#### RECORDED INFORMATION

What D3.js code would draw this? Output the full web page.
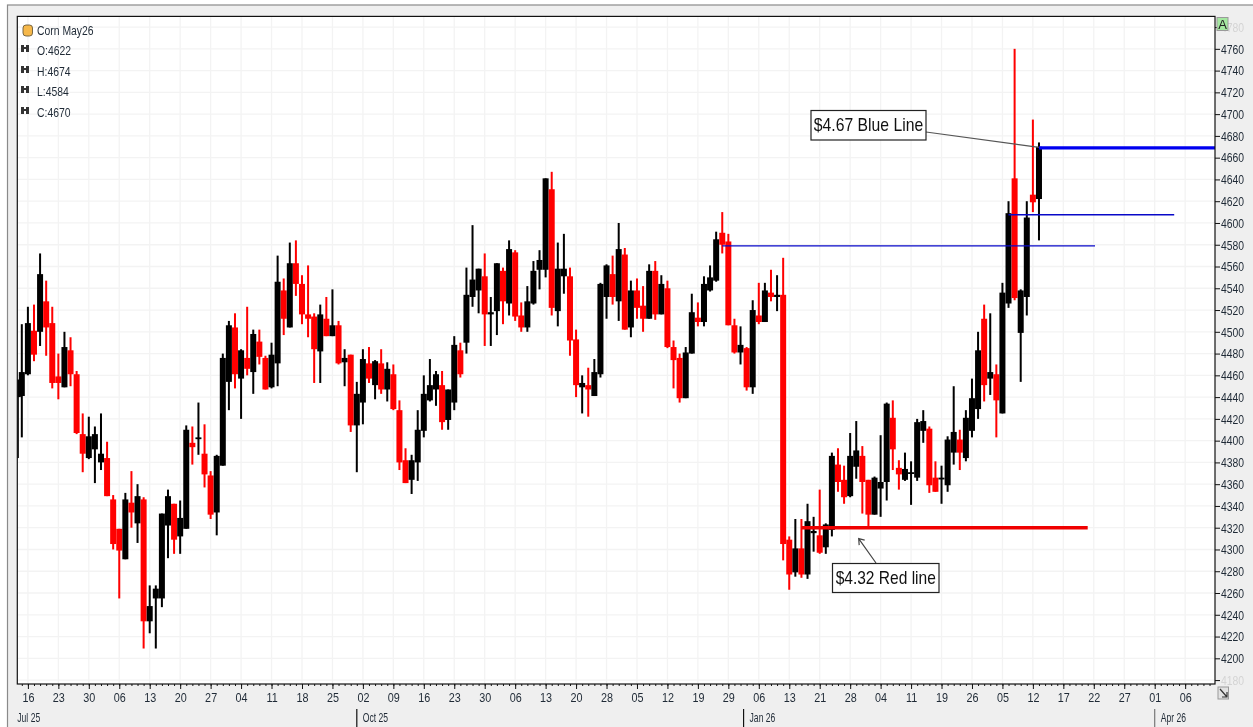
<!DOCTYPE html>
<html><head><meta charset="utf-8">
<script src="https://cdnjs.cloudflare.com/ajax/libs/d3/7.8.5/d3.min.js"></script>
<style>
html,body{margin:0;padding:0;background:#fff;overflow:hidden}
svg{display:block;filter:blur(0.3px)}
text{font-family:"Liberation Sans",Arial,sans-serif;fill:#1f2a36}
</style></head><body>
<svg id="c" width="1253" height="727"></svg>
<script>
const symbol = "Corn May26";
const opens = [
4440,4441,4461,4501,4500,4528,4508,4459,4449,4483,
4461,4406,4384,4392,4380,4384,4346,4319,4291,4343,
4324,4346,4234,4255,4255,4322,4342,4312,4319,4398,
4402,4388,4368,4334,4377,4454,4504,4457,4476,4463,
4491,4476,4449,4471,4538,4504,4563,4544,4516,4514,
4482,4512,4496,4506,4472,4479,4414,4435,4471,4451,
4471,4447,4461,4428,4382,4364,4380,4409,4437,4447,
4451,4419,4435,4483,4490,4532,4538,4551,4516,4519,
4556,4526,4573,4515,4504,4526,4557,4557,4631,4519,
4551,4551,4493,4449,4451,4441,4461,4532,4553,4528,
4571,4504,4538,4524,4512,4556,4516,4540,4486,4476,
4439,4480,4513,4509,4538,4547,4591,4583,4506,4481,
4485,4449,4515,4509,4536,4532,4534,4309,4279,4301,
4277,4315,4313,4302,4318,4378,4364,4349,4376,4386,
4364,4332,4356,4362,4421,4375,4364,4370,4366,4409,
4411,4366,4365,4359,4389,4401,4384,4409,4429,4512,
4457,4461,4425,4526,4641,4499,4532,4626,4622];
const highs = [
4456,4507,4523,4525,4572,4547,4523,4480,4500,4495,
4464,4425,4422,4413,4425,4399,4350,4319,4352,4372,
4360,4348,4267,4267,4333,4355,4342,4345,4414,4413,
4435,4415,4372,4387,4480,4510,4517,4484,4523,4502,
4502,4478,4490,4570,4549,4582,4584,4552,4561,4517,
4525,4532,4539,4510,4484,4479,4454,4484,4486,4474,
4484,4472,4470,4437,4393,4387,4428,4460,4475,4464,
4464,4447,4496,4490,4559,4598,4558,4572,4532,4563,
4559,4584,4575,4527,4542,4565,4575,4641,4647,4582,
4590,4559,4502,4460,4467,4475,4545,4562,4570,4600,
4577,4547,4549,4542,4562,4565,4552,4547,4492,4480,
4486,4535,4527,4551,4561,4592,4610,4590,4512,4505,
4486,4529,4545,4545,4557,4552,4568,4312,4328,4328,
4342,4330,4355,4324,4389,4393,4377,4407,4418,4395,
4364,4367,4405,4435,4437,4382,4389,4381,4420,4428,
4413,4381,4377,4404,4450,4410,4428,4457,4500,4525,
4517,4470,4545,4620,4760,4539,4620,4695,4674];
const lows = [
4384,4403,4460,4473,4487,4478,4448,4438,4449,4450,
4406,4371,4383,4361,4373,4349,4300,4255,4291,4320,
4306,4209,4223,4209,4247,4292,4296,4296,4319,4378,
4387,4357,4328,4313,4377,4428,4448,4420,4460,4443,
4470,4447,4448,4450,4497,4504,4533,4507,4495,4453,
4453,4496,4496,4470,4450,4408,4371,4415,4453,4438,
4443,4436,4428,4373,4361,4351,4363,4403,4436,4432,
4410,4410,4428,4458,4480,4523,4517,4487,4487,4497,
4507,4515,4510,4500,4500,4525,4539,4550,4515,4505,
4535,4478,4440,4425,4422,4441,4458,4512,4525,4510,
4502,4495,4512,4500,4512,4511,4516,4485,4448,4435,
4439,4480,4505,4505,4537,4546,4572,4506,4480,4470,
4446,4443,4507,4509,4528,4519,4290,4263,4275,4274,
4273,4298,4296,4296,4312,4353,4342,4348,4365,4333,
4321,4332,4330,4345,4373,4355,4363,4341,4363,4398,
4352,4353,4342,4353,4378,4373,4381,4403,4420,4436,
4442,4403,4425,4522,4529,4454,4515,4610,4584];
const closes = [
4456,4463,4508,4479,4553,4504,4453,4453,4486,4461,
4407,4388,4404,4406,4388,4349,4305,4299,4346,4334,
4349,4234,4248,4264,4333,4349,4309,4329,4410,4394,
4403,4369,4332,4386,4476,4506,4461,4483,4466,4498,
4477,4447,4479,4546,4512,4563,4544,4516,4512,4484,
4516,4496,4506,4471,4476,4414,4443,4475,4457,4473,
4447,4466,4429,4380,4361,4382,4410,4443,4451,4461,
4417,4447,4488,4461,4534,4548,4558,4516,4518,4563,
4528,4576,4514,4504,4528,4556,4566,4641,4522,4558,
4558,4492,4451,4453,4447,4463,4544,4561,4532,4576,
4502,4538,4522,4512,4556,4516,4544,4486,4474,4439,
4481,4518,4509,4544,4550,4585,4580,4506,4481,4488,
4449,4520,4509,4538,4532,4534,4305,4277,4301,4277,
4326,4317,4297,4323,4386,4362,4348,4386,4391,4362,
4332,4366,4362,4434,4392,4369,4374,4371,4417,4418,
4359,4353,4366,4401,4408,4389,4421,4439,4483,4451,
4463,4437,4536,4609,4531,4538,4605,4619,4670];

// x-axis: one label every five sessions, slot 0 being the "16" of July
const weekLabels = ["16","23","30","06","13","20","27","04","11","18","25","02","09","16","23","30","06","13","20","28","05","12","19","29","06","13","21","28","04","11","19","26","05","12","17","22","27","01","06"];
const monthLabels = ["Jul 25","Oct 25","Jan 26","Apr 26"];
const monthSlots = [-1.74,54,117.5,185];
const priceTicks = d3.range(4180,4781,20);

// trend lines drawn by hand on the chart: price, first slot, last slot
const lineNames  = ["thick blue","thin blue 1","thin blue 2","thick red"];
const linePrices = [4669,4607.5,4579,4320];
const lineStart  = [166,161,114,127];
const lineEnd    = [194.9,188.2,175.2,174];
const lineColors = ["#0000f0","#0808c8","#0808c8","#f00000"];
const lineWidths = [3.4,1.4,1.4,3.4];

const W=1253,H=727, L=17.3,R=1215,T=16.4,B=684;
const x = d3.scaleLinear().domain([-1.74,194.9]).range([L,R]);
const y = d3.scaleLinear().domain([4176.4,4789.8]).range([B,T]);
const slot = k => k===0 ? -1.65 : k-2;   // first bar is cut by the plot's edge

// the reference's text is horizontally condensed
function squeeze(sel,f){
  sel.each(function(){
    const len=this.getComputedTextLength();
    d3.select(this).attr("textLength",len*f).attr("lengthAdjust","spacingAndGlyphs");
  });
  return sel;
}

const svg = d3.select("#c");
svg.append("rect").attr("x",7.5).attr("y",5).attr("width",W).attr("height",H)
  .attr("fill","#efefef").attr("stroke","#8a8a8a").attr("stroke-width",1.2);
svg.append("rect").attr("x",L).attr("y",T).attr("width",R-L).attr("height",B-T).attr("fill","#fff");

const defs = svg.append("defs");
defs.append("clipPath").attr("id","plot").append("rect").attr("x",L).attr("y",T).attr("width",R-L).attr("height",B-T);

// grid
const majorSlots = weekLabels.map((_,i)=>i*5);
const grid = svg.append("g").attr("stroke","#f3f3f3").attr("stroke-width",1.3);
grid.selectAll("line.v").data(majorSlots).join("line").attr("class","v")
  .attr("x1",d=>x(d)).attr("x2",d=>x(d)).attr("y1",T).attr("y2",B);
grid.selectAll("line.h").data(priceTicks).join("line").attr("class","h")
  .attr("x1",L).attr("x2",R).attr("y1",d=>y(d)).attr("y2",d=>y(d));

// candles
const g = svg.append("g").attr("clip-path","url(#plot)");
const colorOf = k => closes[k]>=opens[k] ? "#000" : "#ff0000";
const idx = d3.range(opens.length);
const bars = g.selectAll("g.bar").data(idx).join("g").attr("class","bar").attr("fill",colorOf);
bars.append("rect").attr("x",k=>x(slot(k))-1).attr("width",2)
  .attr("y",k=>y(highs[k])).attr("height",k=>y(lows[k])-y(highs[k]));
bars.append("rect").attr("x",k=>x(slot(k))-3).attr("width",6)
  .attr("y",k=>y(Math.max(opens[k],closes[k])))
  .attr("height",k=>Math.max(1.8,Math.abs(y(opens[k])-y(closes[k]))));

// trend lines
g.selectAll("line.t").data(lineNames).join("line").attr("class","t")
  .attr("x1",(d,i)=>x(lineStart[i])).attr("x2",(d,i)=>x(lineEnd[i]))
  .attr("y1",(d,i)=>y(linePrices[i])).attr("y2",(d,i)=>y(linePrices[i]))
  .attr("stroke",(d,i)=>lineColors[i]).attr("stroke-width",(d,i)=>lineWidths[i]);

// axes
const yAxis = d3.axisRight(y).tickValues(priceTicks).tickSize(5).tickPadding(1).tickFormat(d3.format("d"));
const ya = svg.append("g").attr("transform",`translate(${R},0)`).call(yAxis);
ya.select(".domain").remove();
ya.selectAll("line").attr("stroke","#111").attr("stroke-width",1);
ya.selectAll("text").style("font-size","13.5px").style("font-family",'"Liberation Sans",sans-serif')
  .style("fill",d=>(d===4780||d===4180)?"#d4d4d4":"#1f2a36");
squeeze(ya.selectAll("text"),0.77);

const xMinor = d3.axisBottom(x).tickValues(d3.range(-1,195)).tickSize(2).tickFormat("");
const xm = svg.append("g").attr("transform",`translate(0,${B})`).call(xMinor);
xm.select(".domain").remove();
xm.selectAll("line").attr("stroke","#111");
const xMajor = d3.axisBottom(x).tickValues(majorSlots).tickSize(5).tickPadding(3).tickFormat((d,i)=>weekLabels[i]);
const xa = svg.append("g").attr("transform",`translate(0,${B})`).call(xMajor);
xa.select(".domain").remove();
xa.selectAll("line").attr("stroke","#111");
xa.selectAll("text").style("font-size","13.5px").style("font-family",'"Liberation Sans",sans-serif').style("fill","#1f2a36");
squeeze(xa.selectAll("text"),0.8);

// month row
monthLabels.forEach((m,i)=>{
  const px=x(monthSlots[i]);
  if(i>0) svg.append("line").attr("x1",px).attr("x2",px).attr("y1",709).attr("y2",727).attr("stroke",i==3?"#777":"#111").attr("stroke-width",1.2);
  squeeze(svg.append("text").attr("x",i==0?px:px+6).attr("y",722).attr("font-size","13px").text(m),0.66);
});

// frame
svg.append("rect").attr("x",L).attr("y",T).attr("width",R-L).attr("height",B-T)
  .attr("fill","none").attr("stroke","#111").attr("stroke-width",1.2);

// legend
const last = opens.length-1;
const legendTexts = [symbol,`O:${opens[last]}`,`H:${highs[last]}`,`L:${lows[last]}`,`C:${closes[last]}`];
const legendY = [30,50,71,91,112];
legendTexts.forEach((t,i)=>{
  squeeze(svg.append("text").attr("x",37).attr("y",legendY[i]+4.5).attr("font-size","13.5px").text(t),0.77);
  if(i===0){
    svg.append("rect").attr("x",23).attr("y",25).attr("width",9.5).attr("height",11).attr("rx",3)
      .attr("fill","#f6b84a").attr("stroke","#6a5a3a").attr("stroke-width",0.9);
  } else {
    const gi=svg.append("g").attr("transform",`translate(21,${legendY[i]-6})`).attr("fill","#333");
    gi.append("rect").attr("x",0).attr("y",1).attr("width",3).attr("height",7);
    gi.append("rect").attr("x",5).attr("y",1).attr("width",3).attr("height",7);
    gi.append("rect").attr("x",2.5).attr("y",3).attr("width",3).attr("height",2);
  }
});

// buttons
svg.append("rect").attr("x",1217).attr("y",17.5).attr("width",11).attr("height",13).attr("fill","#a4e8a0").attr("stroke","#9a9a9a");
svg.append("text").attr("x",1222.5).attr("y",29).attr("text-anchor","middle").attr("font-size","13px").style("fill","#222").text("A");
svg.append("rect").attr("x",1218).attr("y",687).attr("width",10.5).attr("height",12).attr("fill","#e2e2e2").attr("stroke","#999");
svg.append("path").attr("d","M1220 689 L1227 697 M1227 692 V697 H1222").attr("fill","none").attr("stroke","#333").attr("stroke-width",1.2);

// callouts
function callout(txt,bx,by,bw,bh,f){
  svg.append("rect").attr("x",bx).attr("y",by).attr("width",bw).attr("height",bh)
    .attr("fill","#fff").attr("stroke","#222").attr("stroke-width",1.2);
  squeeze(svg.append("text").attr("x",bx+bw/2).attr("y",by+bh/2+6.2).attr("text-anchor","middle")
    .attr("font-size","18.5px").style("fill","#111").text(txt),f);
}
svg.append("line").attr("x1",926).attr("y1",132).attr("x2",x(166)).attr("y2",y(4669)-0.5).attr("stroke","#555").attr("stroke-width",1.2);
callout("$4.67 Blue Line",811,110.5,115,29.5,0.85);
const tipX=x(136.4), tipY=y(4310);
svg.append("path").attr("d",`M876 563 L${tipX} ${tipY} M${tipX+6} ${tipY+1.5} L${tipX} ${tipY} L${tipX+0.5} ${tipY+6.5}`)
  .attr("fill","none").attr("stroke","#444").attr("stroke-width",1.2);
callout("$4.32 Red line",832.5,563.5,106.5,29,0.84);
</script>
</body></html>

########

(WHAT TO WORK ON)
Filter the data for the string "this" and copy every line that has it.

(WRITTEN SOLUTION)
What D3.js code would draw this? Output the full web page.
    const len=this.getComputedTextLength();
    d3.select(this).attr("textLength",len*f).attr("lengthAdjust","spacingAndGlyphs");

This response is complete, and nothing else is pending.